↓

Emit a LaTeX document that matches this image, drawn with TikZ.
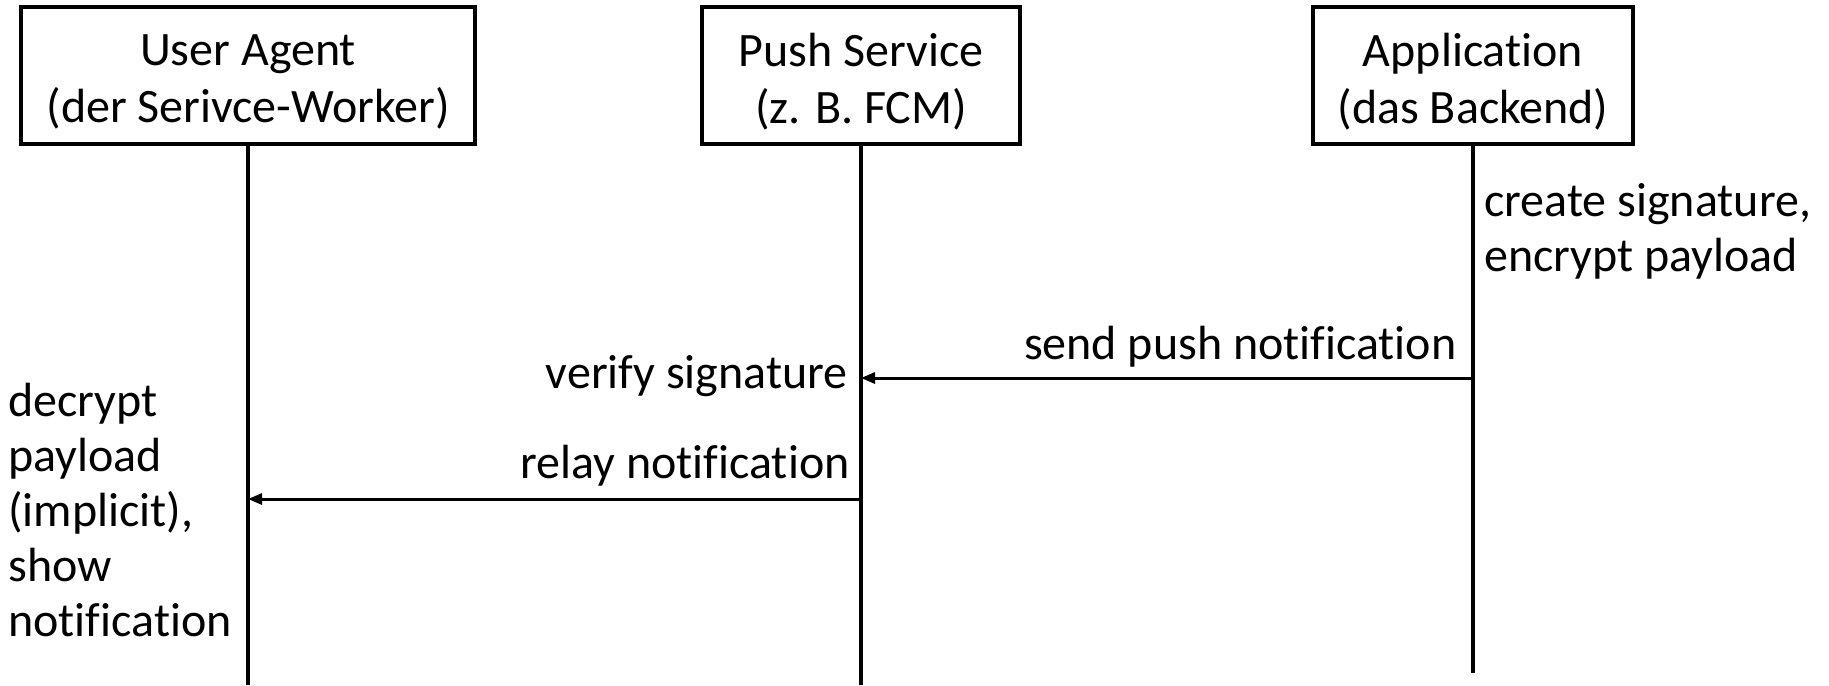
\documentclass[tikz,border=0pt]{standalone}
\usepackage{fontspec}
\setmainfont{Carlito}[Ligatures=NoCommon, Contextuals=NoAlternate]
\usetikzlibrary{arrows.meta}
\tikzset{
  actor/.style={draw=black, line width=1.8pt, fill=white, inner sep=0pt, minimum height=68.5pt},
  actortext/.style={align=center, inner sep=0pt, font=\fontsize{24}{28.5}\selectfont},
  lifeline/.style={line width=1.8pt, black},
  msg/.style={line width=1.5pt, black, -{Triangle[length=7pt,width=5.5pt]}},
  lbl/.style={inner sep=0pt, font=\fontsize{24}{29}\selectfont},
  note/.style={inner sep=0pt, align=left, font=\fontsize{24}{27.5}\selectfont}
}
\begin{document}
\begin{tikzpicture}[x=0.5pt,y=-0.5pt]
\useasboundingbox (0,0) rectangle (1829,685);
% actors
\node[actor, minimum width=227pt] (ua) at (248,75.5) {};
\node[actor, minimum width=159pt] (ps) at (861,75.5) {};
\node[actor, minimum width=160pt] (app) at (1473,75.5) {};
\node[actortext] (uat) at ([yshift=-3pt]ua.center) {User Agent\\(der Serivce-Worker)};
\node[actortext] (pst) at ([yshift=-3pt]ps.center) {Push Service\\(z. B. FCM)};
\node[actortext] (appt) at ([yshift=-3pt]app.center) {Application\\(das Backend)};
% lifeline ends
\coordinate (uaend) at (248,685);
\coordinate (psend) at (861,685);
\coordinate (append) at (1473,673);
\draw[lifeline] (ua.south) -- (uaend);
\draw[lifeline] (ps.south) -- (psend);
\draw[lifeline] (app.south) -- (append);
% message points
\coordinate (m1s) at (1473,378);
\coordinate (m1e) at (861,378);
\coordinate (m2s) at (861,499);
\coordinate (m2e) at (248,499);
\draw[msg] (m1s) -- (m1e);
\draw[msg] (m2s) -- (m2e);
% labels
\node[lbl, anchor=base east] (l1) at (1457,359) {send push notification};
\node[lbl, anchor=base east] (l2) at (848,388) {verify signature};
\node[lbl, anchor=base east] (l3) at (850,478) {relay notification};
\node[note, anchor=north west] (n1) at (1484,183) {create signature,\\encrypt payload};
\node[note, anchor=north west] (n2) at (8,383) {decrypt\\payload\\(implicit),\\show\\notification};
\end{tikzpicture}
\end{document}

↑

* [Given problem]: Working from the material above, transcribe it exactly while omitting pictures.

* [Final answer]:
Emit a LaTeX document that matches this image, drawn with TikZ.
\documentclass[tikz,border=0pt]{standalone}
\usepackage{fontspec}
\setmainfont{Carlito}[Ligatures=NoCommon, Contextuals=NoAlternate]
\usetikzlibrary{arrows.meta}
\tikzset{
  actor/.style={draw=black, line width=1.8pt, fill=white, inner sep=0pt, minimum height=68.5pt},
  actortext/.style={align=center, inner sep=0pt, font=\fontsize{24}{28.5}\selectfont},
  lifeline/.style={line width=1.8pt, black},
  msg/.style={line width=1.5pt, black, -{Triangle[length=7pt,width=5.5pt]}},
  lbl/.style={inner sep=0pt, font=\fontsize{24}{29}\selectfont},
  note/.style={inner sep=0pt, align=left, font=\fontsize{24}{27.5}\selectfont}
}
\begin{document}
\begin{tikzpicture}[x=0.5pt,y=-0.5pt]
\useasboundingbox (0,0) rectangle (1829,685);
% actors
\node[actor, minimum width=227pt] (ua) at (248,75.5) {};
\node[actor, minimum width=159pt] (ps) at (861,75.5) {};
\node[actor, minimum width=160pt] (app) at (1473,75.5) {};
\node[actortext] (uat) at ([yshift=-3pt]ua.center) {User Agent\\(der Serivce-Worker)};
\node[actortext] (pst) at ([yshift=-3pt]ps.center) {Push Service\\(z. B. FCM)};
\node[actortext] (appt) at ([yshift=-3pt]app.center) {Application\\(das Backend)};
% lifeline ends
\coordinate (uaend) at (248,685);
\coordinate (psend) at (861,685);
\coordinate (append) at (1473,673);
\draw[lifeline] (ua.south) -- (uaend);
\draw[lifeline] (ps.south) -- (psend);
\draw[lifeline] (app.south) -- (append);
% message points
\coordinate (m1s) at (1473,378);
\coordinate (m1e) at (861,378);
\coordinate (m2s) at (861,499);
\coordinate (m2e) at (248,499);
\draw[msg] (m1s) -- (m1e);
\draw[msg] (m2s) -- (m2e);
% labels
\node[lbl, anchor=base east] (l1) at (1457,359) {send push notification};
\node[lbl, anchor=base east] (l2) at (848,388) {verify signature};
\node[lbl, anchor=base east] (l3) at (850,478) {relay notification};
\node[note, anchor=north west] (n1) at (1484,183) {create signature,\\encrypt payload};
\node[note, anchor=north west] (n2) at (8,383) {decrypt\\payload\\(implicit),\\show\\notification};
\end{tikzpicture}
\end{document}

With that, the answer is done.